Como se nota, foram empregadas à época medidas que desconsideraram os direitos, as tradições e os laços espirituais e culturais que os Avá-Guarani mantêm com suas
terras ancestrais por força da colonização agrícola do território a partir do início do século XX e depois para a geração de energia elétrica, com a construção de Itaipu.
Diante desses fatos, por meio do presente ato, o ESTADO BRASILEIRO, representado pela União, FUNAI, INCRA e ITAIPU BINACIONAL(margem esquerda), reconhecem
os impactos ocasionados às comunidades indígenas Avá-Guarani do oeste do Paraná antes e durante o processo de idealização e construção da Usina Hidrelétrica de Itaipu
e expressam publicamente tudo que foi suportado pelas comunidades indígenas, submetidas a deslocamentos, perda de territórios sagrados e impactos em suas formas de
vida e expressões culturais ao longo de todo esse período.

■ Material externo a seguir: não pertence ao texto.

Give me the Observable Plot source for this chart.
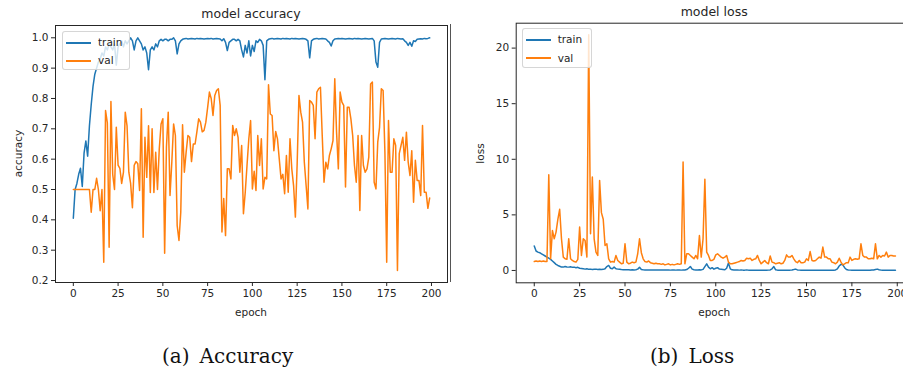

Reconhecem, portanto, que a formação do reservatório e a subsequente expropriação de territórios contribuíram para desestruturar suas formas de vida e subsistência,
ocasionando significativos impactos sociais, econômicos e culturais.
Por este ato, o Estado Brasileiro e Itaipu Binacional (margem esquerda) reconhecem suas responsabilidades e se desculpam publicamente pelas violações de direitos
humanos cometidas contra o povo Avá-Guarani no processo de construção da Usina Hidrelétrica de Itaipu, divulgando esses fatos à sociedade no intuito de honrar a
memória das vítimas que tiveram sua dignidade, identidade cultural e existência sistematicamente negadas e, em última instância, tiveram suas vidas destruídas.
Por fim, se comprometem a efetuar medidas concretas de reparação e preservação da memória histórica dos acontecimentos, como mecanismo de não repetição,
fortalecendo o Estado Democrático de Direito no país.